Staying fit is definitely one line that is definitely seeing some zig-zagging this summer.  I froze my Camp Gladiator account because my knees hurt and because I didn’t want to work out at 6:10am three times a week in the summer; that craziness is for the school year.  However, as much as I proclaim that I might as well go round, I am not ready for elastic waistbands and snap-up housecoats, so I am walking the dog every morning and going to yoga as much as I can instead.  The other day it was 95 degrees in the yoga room with 61% humidity.  I have never, ever sweat that much in my entire life.  Rivers of sweat.  Oceans of sweat.  Detoxifying and purifying and healthy.  Surely, I followed that with green tea and a wheatgrass smoothie, right?  No.  I followed that with a shower, two beers and a sandwich that had not only chicken sausage on it, but bacon as well.  Zig. Zag.

Better one, or two?
One, or two?









Parenting teens is a tight-rope walk all the time, but one I have time to think about during the summer and not just react to like during the school year.  Sophie has a new job.  Great.  She still doesn’t drive.  Damn.  That’s on me and yet I keep saying it is on her.  She will be a Senior this year and I already find myself thinking “last this” or “last that”.  I have to stop that or I will make myself insane, but I also want to be sure I stop to appreciate all these "lasts" with her.  The boy would be on a screen 24/7 if he could and I waiver between standing over him with a whistle and a to-do list or hanging back and seeing if he realizes that he can and should do more.  I don’t think there are ever really any clear paths or decisions in parenting though, just lots of love and a little bit of common sense.  I hear them laughing and talking to one another after I go to bed and give myself a mental high-five for excellence in parenting and the very next day feel I have taught them nothing when dishes are piled in the sink because I didn’t ask anyone to empty the dishwasher.  Up, down, back, forth.
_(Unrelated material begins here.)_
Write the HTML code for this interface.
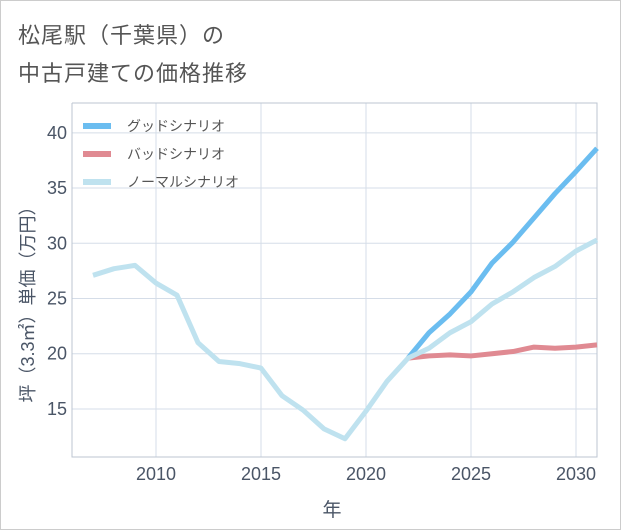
<!DOCTYPE html>
<html><head><meta charset="utf-8">
<style>
body{margin:0;background:#fff;}
#wrap{position:relative;width:619px;height:528px;border:1px solid #ccc;background:#fff;overflow:hidden;}
.title{position:absolute;left:17px;font:22px "Liberation Sans","Noto Sans CJK JP",sans-serif;color:#555;letter-spacing:1px;}
svg text{font-family:"Liberation Sans","Noto Sans CJK JP",sans-serif;}
</style></head><body>
<div id="wrap">
<div class="title" style="top:17px">松尾駅（千葉県）の</div>
<div class="title" style="top:55px">中古戸建ての価格推移</div>
<svg id="chart" width="621" height="530" style="position:absolute;left:-1px;top:-1px"></svg>
</div>
<script>
const years=[2007,2008,2009,2010,2011,2012,2013,2014,2015,2016,2017,2018,2019,2020,2021,2022,2023,2024,2025,2026,2027,2028,2029,2030,2031];
const normal=[27.1,27.7,28.0,26.4,25.3,21.0,19.3,19.1,18.7,16.2,14.9,13.2,12.3,14.8,17.5,19.6,20.5,21.9,22.9,24.5,25.6,26.9,27.9,29.3,30.3];
const goodYears=[2022,2023,2024,2025,2026,2027,2028,2029,2030,2031];
const good=[19.6,21.9,23.6,25.6,28.2,30.1,32.3,34.5,36.5,38.6];
const bad=[19.6,19.8,19.9,19.8,20.0,20.2,20.6,20.5,20.6,20.8];
const xTicks=[2010,2015,2020,2025,2030];
const yTicks=[15,20,25,30,35,40];
const X0=72,X1=597,Y0=103,Y1=457,xmin=2006,xmax=2031,ymin=10.65,ymax=42.7;
const sx=v=>X0+(v-xmin)/(xmax-xmin)*(X1-X0);
const sy=v=>Y1-(v-ymin)/(ymax-ymin)*(Y1-Y0);
const svg=document.getElementById('chart');
const NS='http://www.w3.org/2000/svg';
function mk(t,a){const e=document.createElementNS(NS,t);for(const k in a)e.setAttribute(k,a[k]);svg.appendChild(e);return e;}
xTicks.forEach(t=>{
 const l=mk('line',{x1:sx(t),x2:sx(t),y1:Y0,y2:Y1,stroke:'#d5dde8','stroke-width':1});
 
 
 const tx=mk('text',{x:sx(t),y:480,'text-anchor':'middle','font-size':18,fill:'#4a5566'});
 tx.textContent=t;
 
 
});
yTicks.forEach(t=>{
 const l=mk('line',{x1:X0,x2:X1,y1:sy(t),y2:sy(t),stroke:'#d5dde8','stroke-width':1});
 
 
 const tx=mk('text',{x:67,y:sy(t)+6,'text-anchor':'end','font-size':18,fill:'#4a5566'});
 tx.textContent=t;
 
 
});
const ax=mk('path',{d:`M${X0},${Y0}V${Y1}H${X1}V${Y0}H${X0}`,fill:'none',stroke:'#bcc6d2','stroke-width':1});


function line(xs,ys,color,name){
 const p=mk('polyline',{points:xs.map((x,i)=>sx(x)+','+sy(ys[i])).join(' '),fill:'none',stroke:color,'stroke-width':5,'stroke-linejoin':'round'});
 
 
}
line(goodYears,bad,'#e08a92','bad-scenario-line');
line(goodYears,good,'#6bbdf0','good-scenario-line');
line(years,normal,'#bfe2ef','normal-scenario-line');
const leg=[['グッドシナリオ','#6bbdf0',126],['バッドシナリオ','#e08a92',154],['ノーマルシナリオ','#bfe2ef',182]];
leg.forEach((g,i)=>{
 const l=mk('line',{x1:83,x2:111,y1:g[2],y2:g[2],stroke:g[1],'stroke-width':6});
 
 
 const t=mk('text',{x:127,y:g[2]+5,'font-size':14,fill:'#555'});
 t.textContent=g[0];
 
 
});
const xt=mk('text',{x:332,y:516,'text-anchor':'middle','font-size':19,fill:'#4a5566'});
xt.textContent='年';


const yt=mk('text',{x:0,y:0,'text-anchor':'middle','font-size':18,fill:'#4a5566',transform:'translate(34,300) rotate(-90)'});
yt.textContent='坪（3.3㎡）単価（万円）';


</script>
</body></html>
The other morning, I looked outside and noticed that our garbage can was the only out on the street and got worried.  Did I have it out on the wrong day? We couldn’t afford to miss because the boy brought an unemptied can back the week before and it was jam-packed and disgusting.  I stopped to consider trash pick-up days and had to stop because I didn’t even know what day of the week it was.  I didn’t even know what day of the week it was and that friends, is summertime magic at its finest.  So, no matter what lines I am walking, summer has its restorative hold on me and while I might be wondering what day it is, I won’t wonder for too long because I have birds to watch and coffee to drink out on the deck.